**What is being asked:** Reproduce the listing exactly and skip over any pictures.
════════════════
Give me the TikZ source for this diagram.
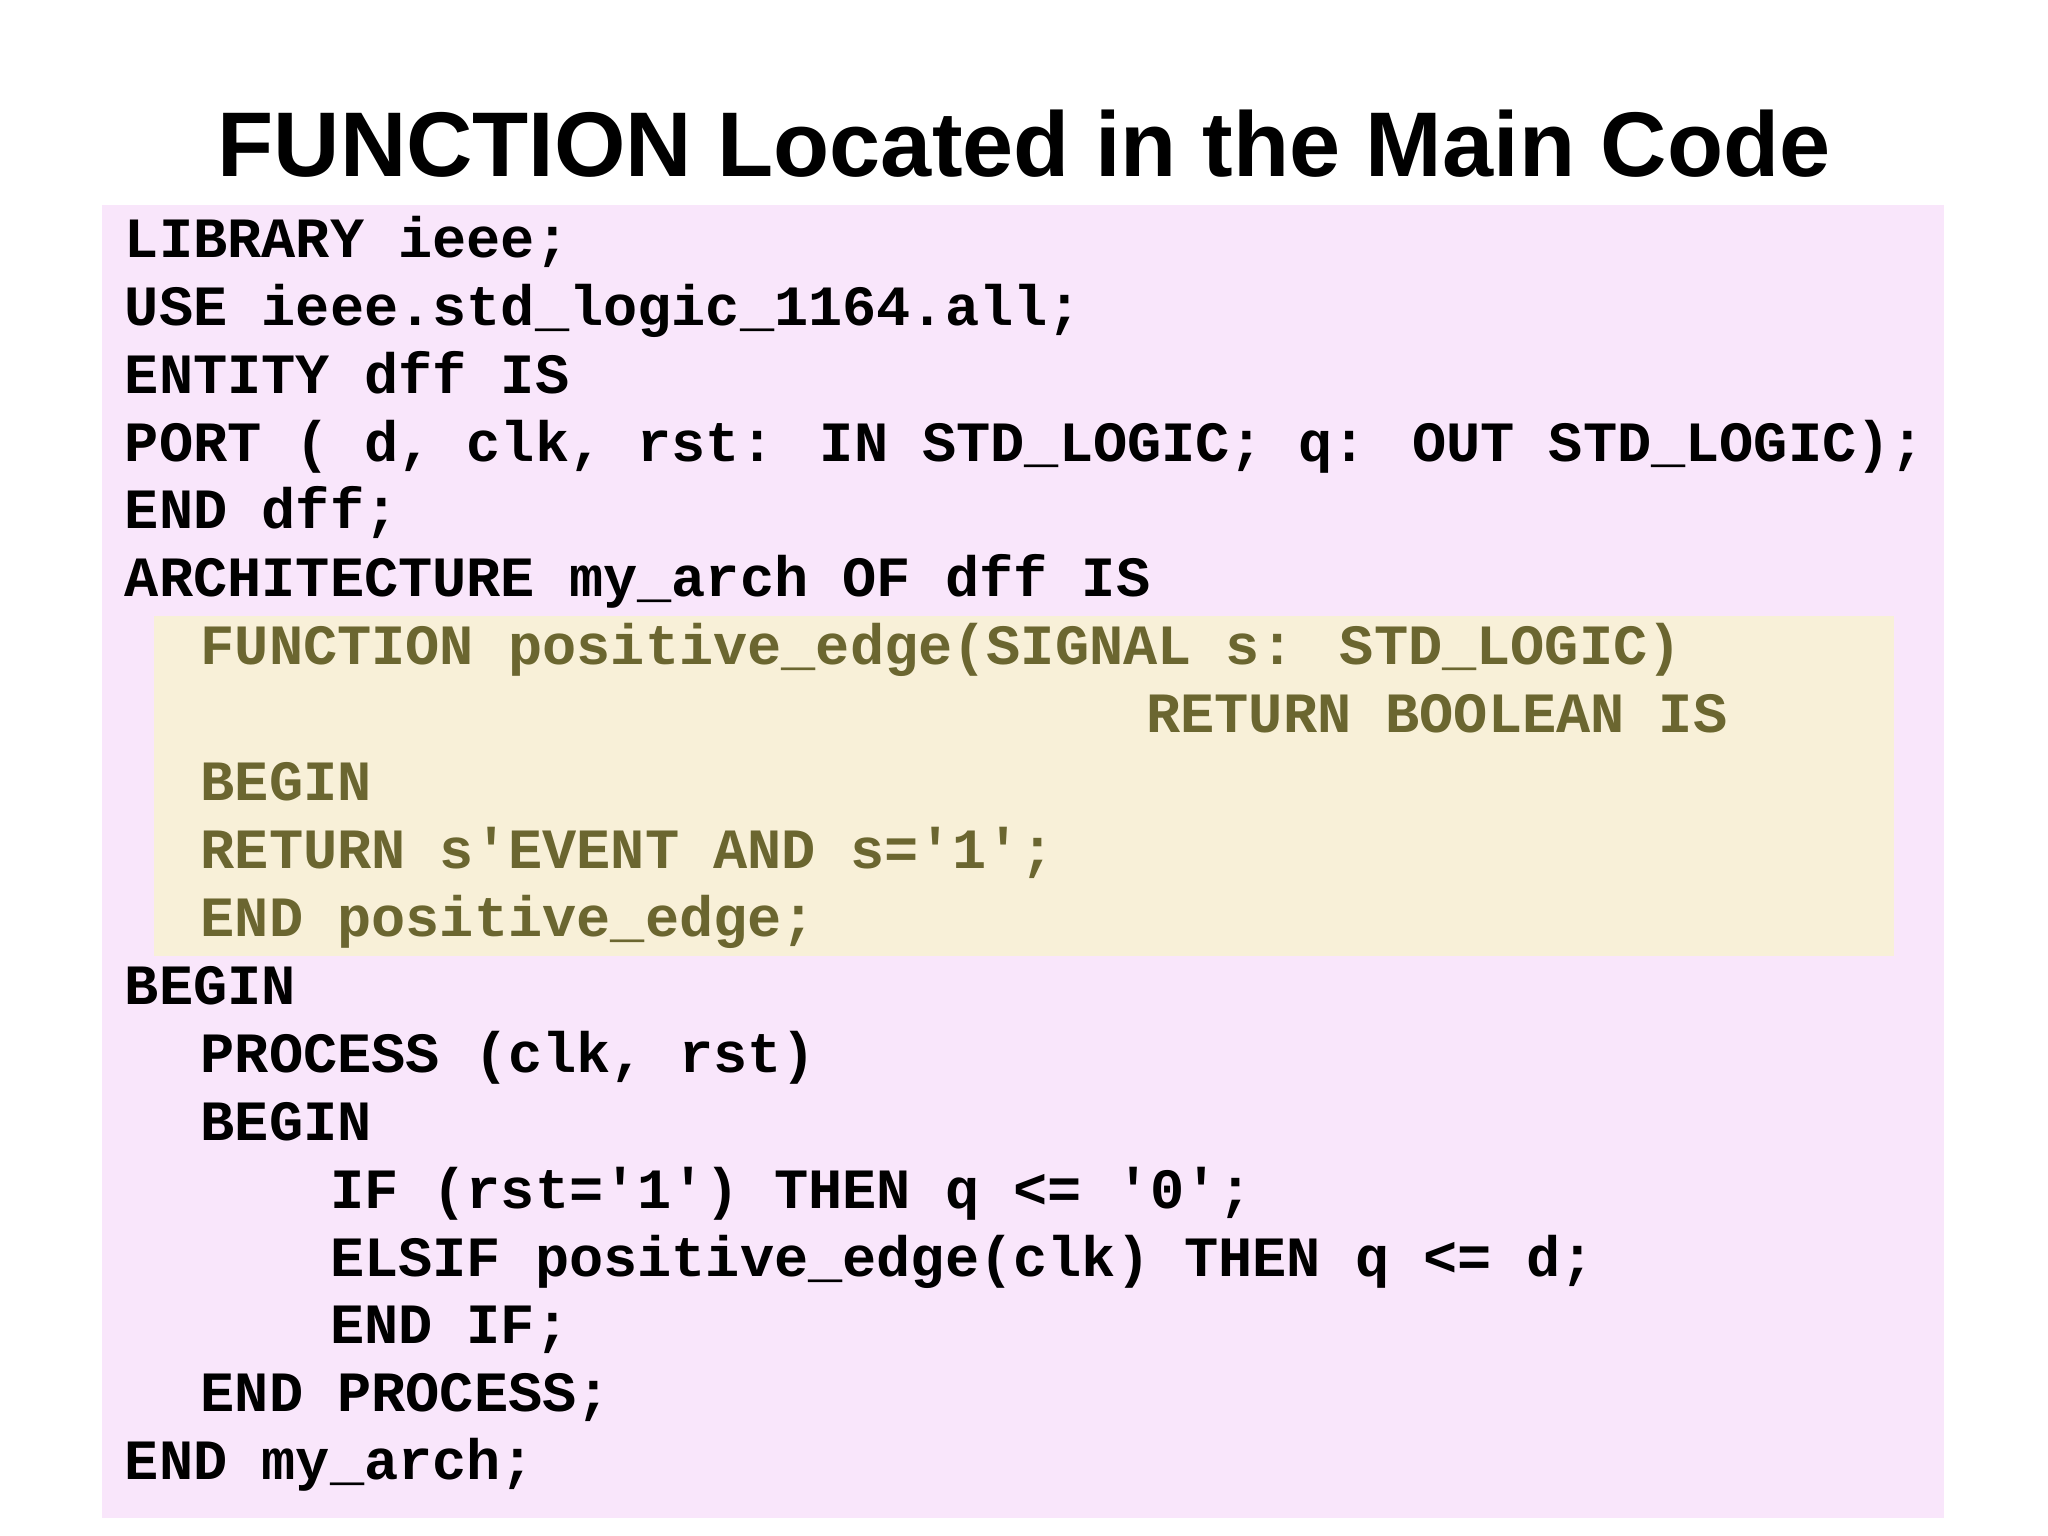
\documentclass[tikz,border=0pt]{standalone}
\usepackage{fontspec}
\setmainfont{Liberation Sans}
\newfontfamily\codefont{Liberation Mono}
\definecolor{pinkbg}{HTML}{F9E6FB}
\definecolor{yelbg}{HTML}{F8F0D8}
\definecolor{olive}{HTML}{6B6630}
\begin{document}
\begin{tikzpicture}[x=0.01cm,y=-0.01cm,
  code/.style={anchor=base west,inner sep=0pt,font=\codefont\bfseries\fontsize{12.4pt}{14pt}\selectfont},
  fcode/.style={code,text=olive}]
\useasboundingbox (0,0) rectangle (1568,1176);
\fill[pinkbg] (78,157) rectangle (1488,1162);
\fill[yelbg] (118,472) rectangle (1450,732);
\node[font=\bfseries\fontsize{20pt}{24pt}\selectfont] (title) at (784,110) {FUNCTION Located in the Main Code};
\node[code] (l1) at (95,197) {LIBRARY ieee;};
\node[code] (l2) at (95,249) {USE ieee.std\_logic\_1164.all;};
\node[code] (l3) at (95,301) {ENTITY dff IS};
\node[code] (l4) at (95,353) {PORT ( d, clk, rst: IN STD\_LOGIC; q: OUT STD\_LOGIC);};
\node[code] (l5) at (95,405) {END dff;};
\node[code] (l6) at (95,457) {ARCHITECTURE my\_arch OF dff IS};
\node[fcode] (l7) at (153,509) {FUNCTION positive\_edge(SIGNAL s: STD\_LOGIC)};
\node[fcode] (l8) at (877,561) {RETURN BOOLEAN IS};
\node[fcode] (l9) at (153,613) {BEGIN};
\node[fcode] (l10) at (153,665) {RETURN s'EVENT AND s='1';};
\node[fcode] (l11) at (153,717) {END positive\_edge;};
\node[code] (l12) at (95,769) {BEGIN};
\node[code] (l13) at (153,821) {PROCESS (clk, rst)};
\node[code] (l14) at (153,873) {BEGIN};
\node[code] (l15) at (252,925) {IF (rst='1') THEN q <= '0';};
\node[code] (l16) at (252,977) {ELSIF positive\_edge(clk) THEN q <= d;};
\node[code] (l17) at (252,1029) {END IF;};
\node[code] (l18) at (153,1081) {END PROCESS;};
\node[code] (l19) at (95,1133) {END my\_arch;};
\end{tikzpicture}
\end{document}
════════════════
**Solution for this problem:**
Give me the TikZ source for this diagram.
\documentclass[tikz,border=0pt]{standalone}
\usepackage{fontspec}
\setmainfont{Liberation Sans}
\newfontfamily\codefont{Liberation Mono}
\definecolor{pinkbg}{HTML}{F9E6FB}
\definecolor{yelbg}{HTML}{F8F0D8}
\definecolor{olive}{HTML}{6B6630}
\begin{document}
\begin{tikzpicture}[x=0.01cm,y=-0.01cm,
  code/.style={anchor=base west,inner sep=0pt,font=\codefont\bfseries\fontsize{12.4pt}{14pt}\selectfont},
  fcode/.style={code,text=olive}]
\useasboundingbox (0,0) rectangle (1568,1176);
\fill[pinkbg] (78,157) rectangle (1488,1162);
\fill[yelbg] (118,472) rectangle (1450,732);
\node[font=\bfseries\fontsize{20pt}{24pt}\selectfont] (title) at (784,110) {FUNCTION Located in the Main Code};
\node[code] (l1) at (95,197) {LIBRARY ieee;};
\node[code] (l2) at (95,249) {USE ieee.std\_logic\_1164.all;};
\node[code] (l3) at (95,301) {ENTITY dff IS};
\node[code] (l4) at (95,353) {PORT ( d, clk, rst: IN STD\_LOGIC; q: OUT STD\_LOGIC);};
\node[code] (l5) at (95,405) {END dff;};
\node[code] (l6) at (95,457) {ARCHITECTURE my\_arch OF dff IS};
\node[fcode] (l7) at (153,509) {FUNCTION positive\_edge(SIGNAL s: STD\_LOGIC)};
\node[fcode] (l8) at (877,561) {RETURN BOOLEAN IS};
\node[fcode] (l9) at (153,613) {BEGIN};
\node[fcode] (l10) at (153,665) {RETURN s'EVENT AND s='1';};
\node[fcode] (l11) at (153,717) {END positive\_edge;};
\node[code] (l12) at (95,769) {BEGIN};
\node[code] (l13) at (153,821) {PROCESS (clk, rst)};
\node[code] (l14) at (153,873) {BEGIN};
\node[code] (l15) at (252,925) {IF (rst='1') THEN q <= '0';};
\node[code] (l16) at (252,977) {ELSIF positive\_edge(clk) THEN q <= d;};
\node[code] (l17) at (252,1029) {END IF;};
\node[code] (l18) at (153,1081) {END PROCESS;};
\node[code] (l19) at (95,1133) {END my\_arch;};
\end{tikzpicture}
\end{document}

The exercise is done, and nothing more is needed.